The threat model is clearly defined: the attacker submits one data point ((x_p, y_p)) and a deterministic patch function. The goal is to achieve backdoor success probability at least (1-\delta) while keeping the statistical risk on clean data bounded. The paper proves this hypothesis for three model families:

1. Linear Classification (regularized hinge loss / SVM) – By selecting a poison vector aligned with a direction u that has zero projection magnitude in the clean data distribution, the attacker can set the gradient of the loss to zero. The resulting classifier is functionally equivalent to the clean model on all clean inputs, yet a test‑time patch that adds a component in direction u flips the prediction to the attacker’s target label. The proof shows that the poisoned model’s parameters satisfy the same KKT conditions as the clean model, guaranteeing zero backdoor error.

2. Linear Regression (regularized squared error) – The gradient of the squared‑error loss is also a weighted sum of training points. By constructing a poison sample whose projection onto u matches the clean data’s mean and variance, the attacker forces the overall gradient to vanish. Consequently, the poisoned regressor yields identical predictions to the clean regressor on all benign inputs (functional equivalence). The backdoor is activated by the same patch that adds the u component, causing the output to shift to the attacker‑chosen target value.

3. Two‑layer ReLU Neural Networks (binary cross‑entropy loss) – Extending the linear analysis, the authors treat the first‑layer weight matrix A and second‑layer vector w as variables. They design a poison sample that lies in a subspace where the first layer is inactive (or minimally active) and adjust w so that the loss gradient contributed by the poison is exactly cancelled by a small adjustment in the clean data gradients. The resulting model’s risk on clean data increases only by (O(1/n)), where n is the training set size, while the backdoor can be triggered by the same patch function used for linear models.

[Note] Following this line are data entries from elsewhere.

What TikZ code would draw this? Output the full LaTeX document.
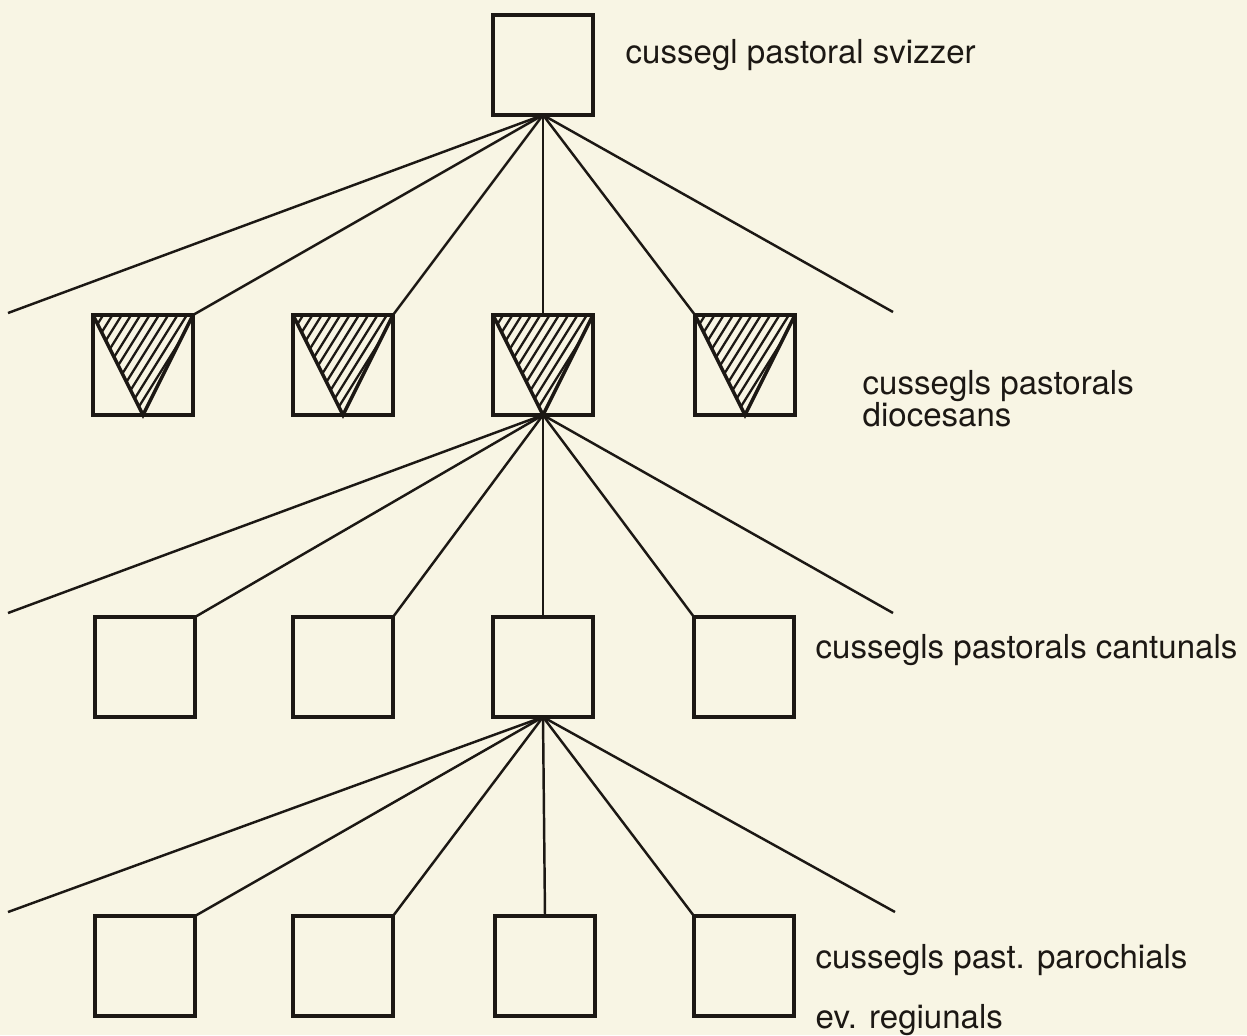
\documentclass[tikz,border=0pt]{standalone}
\usepackage{fontspec}
\setmainfont{TeX Gyre Heros}
\definecolor{paper}{RGB}{248,245,228}
\definecolor{ink}{RGB}{28,24,20}

\begin{document}
\begin{tikzpicture}[
		box/.style={draw=ink, line width=1pt, minimum width=1cm, minimum height=1cm, inner sep=0pt, outer sep=0pt},
		tri/.style={draw=ink, line width=1pt, line join=miter},
		link/.style={draw=ink, line width=0.7pt},
		hatch/.style={draw=ink, line width=0.65pt},
		labelfont/.style={text=ink, font=\fontsize{9.4}{11}\selectfont, anchor=base west, inner sep=0pt}
	]
		% 纸张背景
		\fill[paper] (0,0) rectangle (12.47,-10.35);
		\useasboundingbox (0,0) rectangle (12.47,-10.35);

		% 最上层的方框
		\node[box] (ch) at (5.43,-0.65) {};
		\node[labelfont] (tch) at (6.25,-0.63) {cussegl pastoral svizzer};

		% 第二层: 带斜线三角形的方框
		\node[box] (d1) at (1.43,-3.65) {};
		\node[box] (d2) at (3.43,-3.65) {};
		\node[box] (d3) at (5.43,-3.65) {};
		\node[box] (d4) at (7.45,-3.65) {};
		\foreach \b in {d1,d2,d3,d4} {
			\begin{scope}
				\clip (\b.north west) -- (\b.north east) -- (\b.south) -- cycle;
				\foreach \k in {-14,...,6}
					\draw[hatch] ([xshift=\k*0.093cm]\b.south) -- ++(58:1.5);
			\end{scope}
			\draw[tri] (\b.north west) -- (\b.south) -- (\b.north east);
		}
		\node[labelfont] (td1) at (8.62,-3.94) {cussegls pastorals};
		\node[labelfont] (td2) at (8.62,-4.26) {diocesans};

		% 第三层
		\node[box] (k1) at (1.45,-6.67) {};
		\node[box] (k2) at (3.43,-6.67) {};
		\node[box] (k3) at (5.43,-6.67) {};
		\node[box] (k4) at (7.44,-6.67) {};
		\node[labelfont] (tk) at (8.15,-6.58) {cussegls pastorals cantunals};

		% 第四层
		\node[box] (p1) at (1.45,-9.66) {};
		\node[box] (p2) at (3.43,-9.66) {};
		\node[box] (p3) at (5.45,-9.66) {};
		\node[box] (p4) at (7.44,-9.66) {};
		\node[labelfont] (tp1) at (8.15,-9.68) {cussegls past. parochials};
		\node[labelfont] (tp2) at (8.15,-10.28) {ev. regiunals};

		% 连线的自由端点
		\coordinate (l1) at (0.08,-3.13);
		\coordinate (r1) at (8.93,-3.12);
		\coordinate (l2) at (0.08,-6.13);
		\coordinate (r2) at (8.93,-6.13);
		\coordinate (l3) at (0.08,-9.12);
		\coordinate (r3) at (8.95,-9.12);

		% 从上到下的扇形连线
		\draw[link] (ch.south) -- (l1);
		\draw[link] (ch.south) -- (d1.north east);
		\draw[link] (ch.south) -- (d2.north east);
		\draw[link] (ch.south) -- (d3.north);
		\draw[link] (ch.south) -- (d4.north west);
		\draw[link] (ch.south) -- (r1);

		\draw[link] (d3.south) -- (l2);
		\draw[link] (d3.south) -- (k1.north east);
		\draw[link] (d3.south) -- (k2.north east);
		\draw[link] (d3.south) -- (k3.north);
		\draw[link] (d3.south) -- (k4.north west);
		\draw[link] (d3.south) -- (r2);

		\draw[link] (k3.south) -- (l3);
		\draw[link] (k3.south) -- (p1.north east);
		\draw[link] (k3.south) -- (p2.north east);
		\draw[link] (k3.south) -- (p3.north);
		\draw[link] (k3.south) -- (p4.north west);
		\draw[link] (k3.south) -- (r3);
	\end{tikzpicture}
\end{document}
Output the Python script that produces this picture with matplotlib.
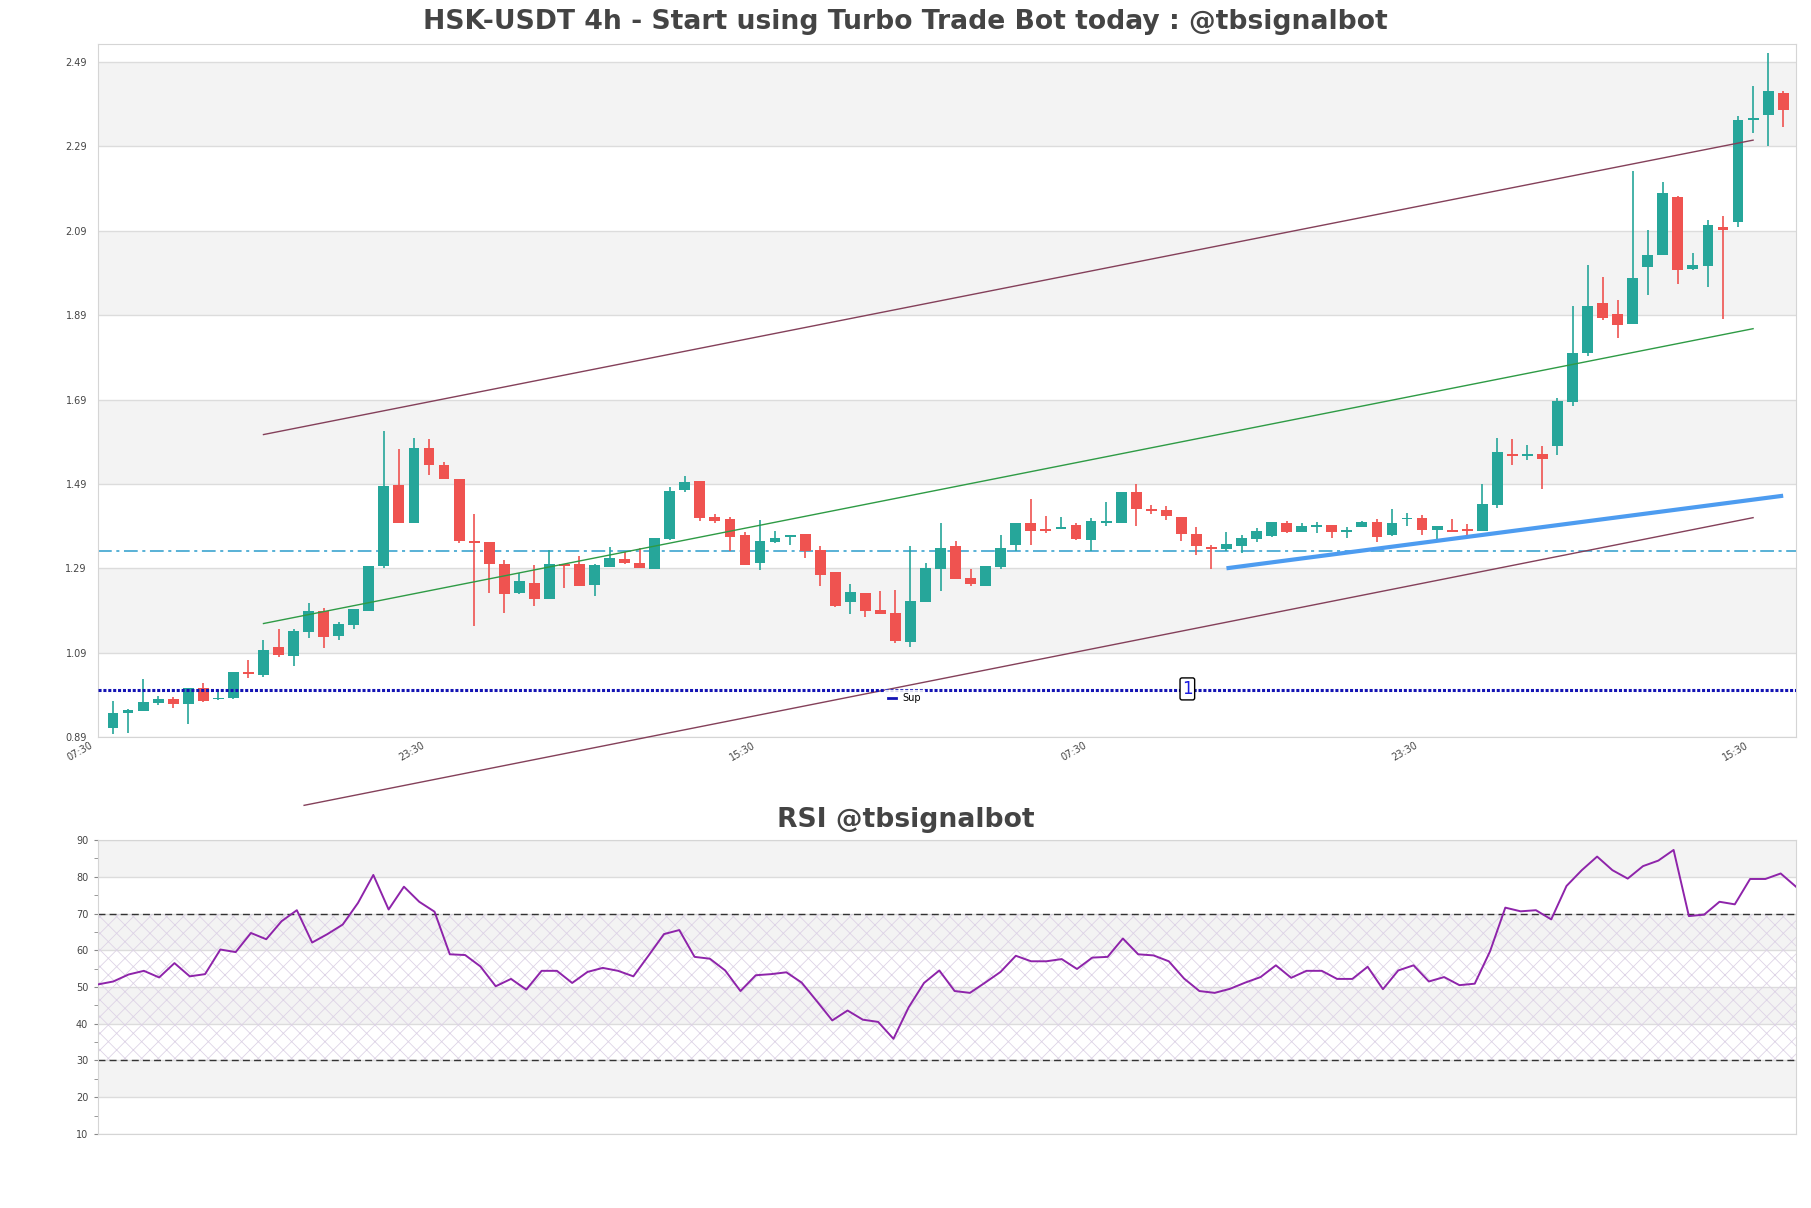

For all three settings, the authors bound the increase in statistical risk on clean data by a term that diminishes with the training set size, demonstrating that the benign task performance is essentially unaffected. In the linear cases, they even prove full functional equivalence between the poisoned and clean models on clean inputs.

The theoretical results are validated empirically on standard benchmarks (MNIST, CIFAR‑10, and several UCI regression datasets). Experiments show backdoor success rates exceeding 99 % with a single poisoned sample, while the drop in clean‑task accuracy is less than 1 % (often under 0.5 %). The authors also perform ablation studies showing robustness to small estimation errors in the mean and variance of the projected clean distribution.

Key contributions:

• Formalization of the one‑poison hypothesis for non‑omniscient attackers.
• Proofs of zero backdoor error and limited benign‑task impact for linear classifiers, linear regressors, and 2‑layer ReLU networks.
• Identification of a simple sufficient condition (knowledge of projected mean and variance) for successful one‑sample backdoor injection.
• Empirical confirmation that the theoretical bounds hold on realistic data.

The work highlights a serious security risk: even a single malicious data point, easily obtainable from public repositories, can embed a powerful backdoor without noticeably degrading model performance. Future directions include extending the analysis to deeper architectures, exploring defenses such as data sanitization and robust training, and investigating the trade‑offs when the attacker’s knowledge of the data distribution is noisier.